Player-prop implications matter too. Home-team starters in Sago games carry slightly higher foul-trouble risk, which depresses their expected minutes and degrades the reliability of their player-prop lines. Visiting starters get more whistle-driven trips to the line, which lifts their points expectation through the free-throw column even if their field-goal volume is unchanged.

The signal versus noise question and where I land on Sago

Is Sago’s 63.3 per cent a real edge or an artefact of a small sample?

The honest answer is that it sits in the in-between zone. The sample is larger than dismissive critics suggest – multiple seasons of regular-season games with a consistent pattern in the same direction – and smaller than I would prefer for a confidence-interval-tight bet. The directional consistency across seasons is the strongest argument for treating it as a real signal. The narrower base relative to veteran officials is the strongest argument for treating it as a signal that needs to be confirmed each season rather than assumed.

What I actually do in my workflow: I treat Sago assignments as a totals nudge of moderate weight, I cross-reference with team free-throw rates to confirm the matchup is one where the effect will compound rather than wash out, and I do not bet on Sago alone. Her split is one input among many. The bettors I have watched lose money on referee data over the last few seasons have done so by treating one official as a magic key, and Sago is not that key. She is a tile in the mosaic, like Lewis, like Foster, like every other officials whose data we mine.

The other thing I do is update the figure quarterly. The 63.3 per cent is not carved in stone. Sago’s career is still on its early developmental arc, and the longer she works in the NBA the more her data set will either stabilise around the current split, drift toward league average, or – much less likely – extend further out.

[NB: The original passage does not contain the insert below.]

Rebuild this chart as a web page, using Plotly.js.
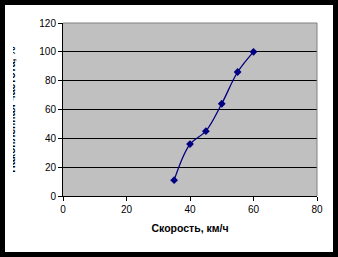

A bettor who locks in a 2023 number and applies it indefinitely in 2026 is doing themselves a disservice. The data refreshes. So should the read.

How often does Natalie Sago work nationally televised NBA games?
Sago appears on national broadcasts at a lower frequency than the marquee crew chiefs the league reserves for primetime, but she is rotated through Saturday afternoon and Sunday slots periodically as part of the developmental schedule. The league uses national-TV exposure as part of how it builds newer officials into the senior pool. Expect her on roughly a handful of national-TV assignments per regular season alongside her regular weeknight regional work.
Is a 63.3 per cent away-foul rate enough sample size for a UK bettor to act on?
It is enough to treat as a directional signal in a model. It is not enough to bet on alone. The number has held across multiple seasons of regular-season data, which gives it more credibility than a single-season fluke, but Sago"s career sample is smaller than the veteran officials whose splits we trust for size. I weight it as a moderate input into totals and team-foul models, cross-reference it with pace and free-throw rate, and refuse to bet on a Sago assignment as a standalone edge.